Em um trabalho pioneiro no Brasil, pesquisadores encontraram vestígios de uma substância que pode ser sangue na antiga sede do Destacamento de Operações de Informação – Centro de Operações de Defesa Interna (DOI-Codi), localizado no bairro de Vila Mariana, capital paulista.
Durante as escavações, a equipe também achou registros que um preso político fez para contagem de seus dias de cárcere no local, onde agentes da ditadura, instaurada com o golpe de 1964, torturavam e executavam opositores. Atualmente, no endereço, funciona o 36° Distrito Policial, da Polícia Civil.
Esse é o início da jornada dos pesquisadores, que pode trazer à tona mais materiais que revelem como funcionavam os porões da ditadura. A equipe conta com membros vinculados à Universidade Estadual de Campinas (Unicamp), Universidade Federal de Minas Gerais (UFMG) e Universidade Federal de São Paulo (Unifesp).
O trabalho foi possível graças ao financiamento da Unicamp e do Conselho Nacional de Desenvolvimento Científico e Tecnológico (CNPq), obtido após 14 tentativas de se viabilizá-lo, com negativas de diversas agências de fomento à ciência.
Em coletiva de imprensa realizada nesta segunda-feira (14), quando chegou ao fim a primeira fase do estudo, após 13 dias de trabalho em campo, os pesquisadores explicaram que a suspeita sobre o sangue ainda exige confirmação em laboratório.
Conforme destacaram, o indicativo de que a substância encontrada pode ser sangue surgiu após ter contato com o reagente luminol, muito utilizado por peritos criminais em cenas de crimes. Devido às restrições de orçamento, o que limita as ferramentas disponíveis, os pesquisadores devem ter uma conclusão sobre a substância somente dentro dos próximos meses.
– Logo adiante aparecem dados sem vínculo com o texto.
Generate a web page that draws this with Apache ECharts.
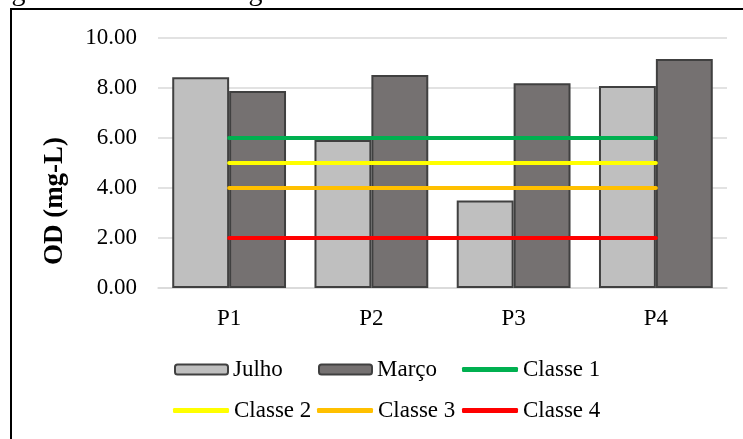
<!DOCTYPE html>
<html>
<head>
<meta charset="utf-8">
<script src="https://cdn.jsdelivr.net/npm/echarts@6/dist/echarts.min.js"></script>
<style>
  html, body { margin: 0; padding: 0; background: #fff; }
  #chart { width: 743px; height: 439px; }
</style>
</head>
<body>
<div id="chart"></div>
<script>
// Oxigênio dissolvido (OD) por ponto de coleta
const pontos = ['P1', 'P2', 'P3', 'P4'];
const julho = [8.43, 5.92, 3.50, 8.08];
const marco = [7.88, 8.52, 8.19, 9.16];
const classe1 = [6, 6, 6, 6];
const classe2 = [5, 5, 5, 5];
const classe3 = [4, 4, 4, 4];
const classe4 = [2, 2, 2, 2];
const yTicks = { min: 0, max: 10, interval: 2 };

const serif = '"Liberation Serif", "Times New Roman", serif';
const txt = { fontFamily: serif, fontSize: 23, color: '#000' };

function legendAt(name, left, top, isLine) {
  return {
    data: [isLine ? { name: name, icon: 'roundRect' } : name],
    left: left, top: top, orient: 'horizontal',
    itemWidth: isLine ? 56 : 53, itemHeight: isLine ? 5 : 10, itemGap: 0, itemTextGap: 4,
    textStyle: txt, padding: 0, selectedMode: false
  };
}

function classe(name, data, color) {
  return {
    name: name, type: 'line', data: data, symbol: 'none', z: 5,
    lineStyle: { color: color, width: 4, cap: 'round' },
    itemStyle: { color: color }
  };
}

const chart = echarts.init(document.getElementById('chart'));
chart.setOption({
  animation: false,
  backgroundColor: '#fff',
  grid: { left: 158, right: 16, top: 38, bottom: 151 },
  legend: [
    legendAt('Julho', 174, 358, false),
    legendAt('Março', 318, 358, false),
    legendAt('Classe 1', 462, 358, true),
    legendAt('Classe 2', 173, 399, true),
    legendAt('Classe 3', 317, 399, true),
    legendAt('Classe 4', 462, 399, true)
  ],
  xAxis: {
    type: 'category', data: pontos,
    axisLine: { lineStyle: { color: '#d9d9d9', width: 1.5 } },
    axisTick: { show: false },
    axisLabel: Object.assign({ margin: 19 }, txt)
  },
  yAxis: {
    type: 'value', min: yTicks.min, max: yTicks.max, interval: yTicks.interval,
    name: 'OD (mg-L)', nameLocation: 'middle', nameGap: 89,
    nameTextStyle: { fontFamily: serif, fontSize: 27, fontWeight: 'bold', color: '#000',
                     padding: [0, 76, 0, 0] },
    axisLine: { show: false }, axisTick: { show: false },
    splitLine: { lineStyle: { color: '#d9d9d9', width: 1.5 } },
    axisLabel: Object.assign({ margin: 21, formatter: v => v.toFixed(2) }, txt)
  },
  series: [
    {
      name: 'Julho', type: 'bar', data: julho, barGap: '0%', barCategoryGap: '20%',
      itemStyle: { color: '#bfbfbf', borderColor: '#404040', borderWidth: 2 }
    },
    {
      name: 'Março', type: 'bar', data: marco,
      itemStyle: { color: '#757171', borderColor: '#404040', borderWidth: 2 }
    },
    classe('Classe 1', classe1, '#00b050'),
    classe('Classe 2', classe2, '#ffff00'),
    classe('Classe 3', classe3, '#ffc000'),
    classe('Classe 4', classe4, '#ff0000')
  ],
  graphic: [
    {
      type: 'text', x: 296, y: 7,
      style: { text: 'Oxigênio dissolvido da água.', font: '28px ' + serif, fill: '#000',
               align: 'right', verticalAlign: 'bottom' }
    },
    {
      type: 'rect', shape: { x: 11, y: 9, width: 900, height: 600 },
      style: { fill: 'none', stroke: '#000', lineWidth: 2 }
    }
  ]
});
</script>
</body>
</html>
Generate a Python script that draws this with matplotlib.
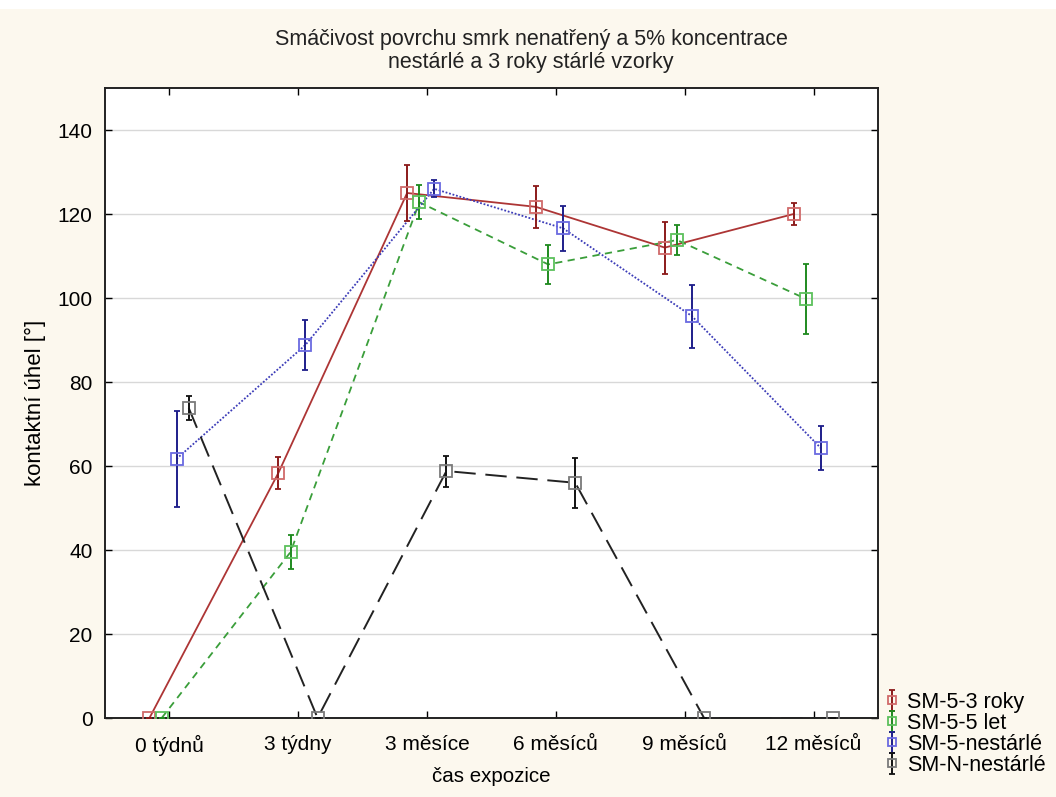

A coordenadora do Grupo de Trabalho Memorial Doi-Codi, Deborah Neves, comenta que o complexo que outrora serviu como centro clandestino foi reconhecido como sítio arqueológico em 2020. Dali, segundo ela, eram emitidas ordens que repetiam o modelo de violações de direitos em todo o país.
O levantamento e a apuração de informações em torno do DOI-Codi envolve diversas áreas do conhecimento. Além do material obtido após o processo de decapagem, próprio da arqueologia, os pesquisadores também se baseiam em fotografias aéreas e plantas de arquitetura para conduzir as averiguações.
Outro aparato colocado a serviço dos pesquisadores foi um georadar, que permitiu que entendessem as modificações que o complexo sofreu ao longo dos anos. Registros mostram que os primeiros prédios construídos no espaço que o centro clandestino divide com a delegacia em atividade foram a própria unidade policial e um outro, que fica aos fundos.
Era neste que o coronel Carlos Alberto Brilhante Ustra, do Exército, permanecia com a família, eventualmente. A edificação de ambos data de 1962. Em 1973, foram erguidos os outros dois que completam o conjunto de prédios.
Para tentar driblar as dificuldades de verba e contingente, a equipe buscou reunir esforços de voluntários para desempenhar as tarefas previstas no cronograma.
No total, 90 pessoas se candidataram às funções e 16 foram selecionadas para ocupar as vagas. Parte dos voluntários irá auxiliar na coleta de depoimentos de presos políticos, parentes de vítimas e outras pessoas que testemunharam as arbitrariedades cometidas pelos militares e seus aliados.